Problem description>
Extract each line bearing the word "this".

** Start **

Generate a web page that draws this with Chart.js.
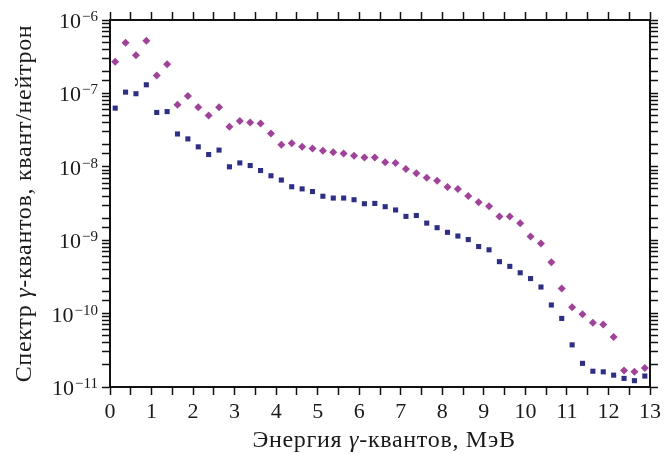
<!DOCTYPE html>
<html>
<head>
<meta charset="utf-8">
<script src="https://cdn.jsdelivr.net/npm/chart.js@4.4.1/dist/chart.umd.min.js"></script>
<style>
  body { margin: 0; background: #fff; }
  #caixa { width: 665px; height: 454px; }
</style>
</head>
<body>
<div id="caixa"><canvas id="grafico"></canvas></div>
<script>
// energia (centro do bin), MeV
const energia = [
  0.125, 0.375, 0.625, 0.875, 1.125, 1.375, 1.625, 1.875, 2.125, 2.375,
  2.625, 2.875, 3.125, 3.375, 3.625, 3.875, 4.125, 4.375, 4.625, 4.875,
  5.125, 5.375, 5.625, 5.875, 6.125, 6.375, 6.625, 6.875, 7.125, 7.375,
  7.625, 7.875, 8.125, 8.375, 8.625, 8.875, 9.125, 9.375, 9.625, 9.875,
  10.125, 10.375, 10.625, 10.875, 11.125, 11.375, 11.625, 11.875, 12.125, 12.375,
  12.625, 12.875
];

// serie superior (losangos)
const serieRosa = [
  2.7e-7, 4.9e-7, 3.3e-7, 5.2e-7, 1.75e-7, 2.5e-7, 7.0e-8, 9.2e-8, 6.5e-8, 5.0e-8,
  6.5e-8, 3.5e-8, 4.2e-8, 4.0e-8, 3.9e-8, 2.85e-8, 2.0e-8, 2.1e-8, 1.87e-8, 1.77e-8,
  1.65e-8, 1.58e-8, 1.52e-8, 1.41e-8, 1.34e-8, 1.34e-8, 1.15e-8, 1.13e-8, 9.3e-9, 8.2e-9,
  7.1e-9, 6.45e-9, 5.3e-9, 5.0e-9, 4.0e-9, 3.3e-9, 2.9e-9, 2.1e-9, 2.1e-9, 1.7e-9,
  1.12e-9, 9.0e-10, 5.0e-10, 2.2e-10, 1.22e-10, 9.8e-11, 7.5e-11, 7.1e-11, 4.8e-11, 1.68e-11,
  1.61e-11, 1.82e-11
];

// serie inferior (quadrados)
const serieAzul = [
  6.3e-8, 1.04e-7, 9.9e-8, 1.31e-7, 5.5e-8, 5.65e-8, 2.8e-8, 2.4e-8, 1.87e-8, 1.47e-8,
  1.69e-8, 1.0e-8, 1.13e-8, 1.04e-8, 8.9e-9, 7.55e-9, 6.6e-9, 5.35e-9, 5.0e-9, 4.6e-9,
  3.97e-9, 3.75e-9, 3.75e-9, 3.56e-9, 3.14e-9, 3.17e-9, 2.86e-9, 2.58e-9, 2.11e-9, 2.17e-9,
  1.71e-9, 1.48e-9, 1.28e-9, 1.14e-9, 1.02e-9, 8.2e-10, 7.4e-10, 5.1e-10, 4.4e-10, 3.6e-10,
  3.0e-10, 2.3e-10, 1.31e-10, 8.6e-11, 3.75e-11, 2.1e-11, 1.64e-11, 1.61e-11, 1.45e-11, 1.31e-11,
  1.22e-11, 1.41e-11
];

// rotulos do eixo y: 10^expoente
const ticksY = [1e-6, 1e-7, 1e-8, 1e-9, 1e-10, 1e-11];
const expoentes = ['6', '7', '8', '9', '10', '11'];

const FONTE = '"Liberation Serif", "DejaVu Serif", serif';
const COR_TEXTO = '#1a1a1a';

// desenha os rotulos com expoente e os titulos dos eixos
const rotulos = {
  id: 'rotulos',
  afterDraw(chart) {
    const ctx = chart.ctx;
    const y = chart.scales.y;
    const area = chart.chartArea;
    ctx.save();
    ctx.fillStyle = COR_TEXTO;
    ctx.textBaseline = 'alphabetic';
    ctx.textAlign = 'left';

    ticksY.forEach((v, i) => {
      const py = y.getPixelForValue(v);
      ctx.font = '15px ' + FONTE;
      const expo = '\u2212' + expoentes[i];
      const we = ctx.measureText(expo).width;
      ctx.font = '22px ' + FONTE;
      const wb = ctx.measureText('10').width;
      const xfim = 98;
      ctx.fillText('10', xfim - we - wb - 1, py + 8);
      ctx.font = '15px ' + FONTE;
      ctx.fillText(expo, xfim - we, py + 1);
    });

    // texto com gama em italico
    ctx.letterSpacing = '0.7px';
    function textoMisto(partes, cx, cy) {
      let total = 0;
      partes.forEach(p => {
        ctx.font = (p.it ? 'italic ' : '') + '24px ' + FONTE;
        p.w = ctx.measureText(p.t).width;
        total += p.w;
      });
      let x = cx - total / 2;
      partes.forEach(p => {
        ctx.font = (p.it ? 'italic ' : '') + '24px ' + FONTE;
        ctx.fillText(p.t, x, cy);
        x += p.w;
      });
    }

    // titulo x
    textoMisto([
      { t: 'Энергия ' }, { t: 'γ', it: true }, { t: '-квантов, МэВ' }
    ], (area.left + area.right) / 2 + 4, 447);

    // titulo y
    ctx.translate(31, (area.top + area.bottom) / 2);
    ctx.rotate(-Math.PI / 2);
    textoMisto([
      { t: 'Спектр ' }, { t: 'γ', it: true }, { t: '-квантов, квант/нейтрон' }
    ], 0, 0);
    ctx.restore();
  }
};

const eixoBorda = { display: true, color: '#111', width: 2 };
const gradeFora = { drawOnChartArea: false, drawTicks: true, tickLength: 8, tickColor: '#111', tickWidth: 1.5 };

const ctx = document.getElementById('grafico').getContext('2d');
new Chart(ctx, {
  type: 'scatter',
  data: {
    datasets: [
      {
        label: 'rosa',
        data: energia.map((e, i) => ({ x: e, y: serieRosa[i] })),
        pointStyle: 'rectRot',
        pointRadius: 4,
        pointHoverRadius: 4,
        backgroundColor: '#a3409b',
        borderColor: '#a3409b',
        borderWidth: 0
      },
      {
        label: 'azul',
        data: energia.map((e, i) => ({ x: e, y: serieAzul[i] })),
        pointStyle: 'rect',
        pointRadius: 3.6,
        pointHoverRadius: 3.6,
        backgroundColor: '#2d2d8c',
        borderColor: '#2d2d8c',
        borderWidth: 0
      }
    ]
  },
  options: {
    responsive: true,
    maintainAspectRatio: false,
    animation: false,
    layout: { padding: 0 },
    plugins: { legend: { display: false }, tooltip: { enabled: false } },
    scales: {
      x: {
        type: 'linear', position: 'bottom', min: 0, max: 13,
        border: eixoBorda,
        grid: gradeFora,
        ticks: {
          stepSize: 0.5, autoSkip: false, maxRotation: 0, padding: 4,
          color: COR_TEXTO, font: { family: FONTE, size: 22 },
          callback: v => Number.isInteger(v) ? String(v) : ''
        },
        afterFit: s => { s.height = 67; }
      },
      x2: {
        type: 'linear', position: 'top', min: 0, max: 13,
        border: eixoBorda,
        grid: gradeFora,
        ticks: { display: false, stepSize: 0.5 },
        afterFit: s => { s.height = 20; }
      },
      y: {
        type: 'logarithmic', position: 'left', min: 1e-11, max: 1e-6,
        border: eixoBorda,
        grid: gradeFora,
        ticks: { display: false, callback: () => '' },
        afterFit: s => { s.width = 110; }
      },
      y2: {
        type: 'logarithmic', position: 'right', min: 1e-11, max: 1e-6,
        border: eixoBorda,
        grid: gradeFora,
        ticks: { display: false, callback: () => '' },
        afterFit: s => { s.width = 13; }
      }
    }
  },
  plugins: [rotulos]
});
</script>
</body>
</html>
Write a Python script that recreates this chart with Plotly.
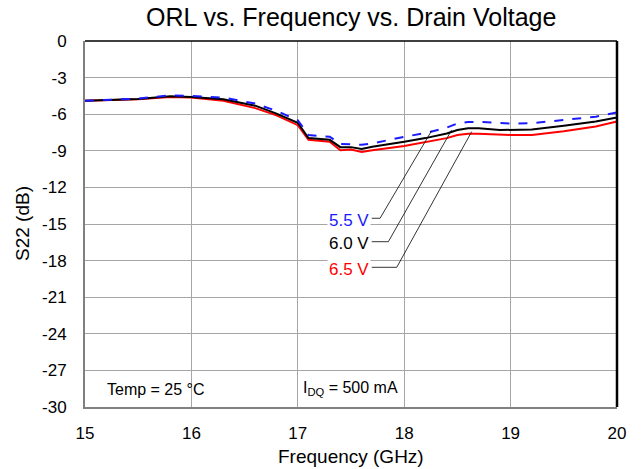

** End **

Task answer>
Generate a web page that draws this with Chart.js.
Write a Python script that recreates this chart with Plotly.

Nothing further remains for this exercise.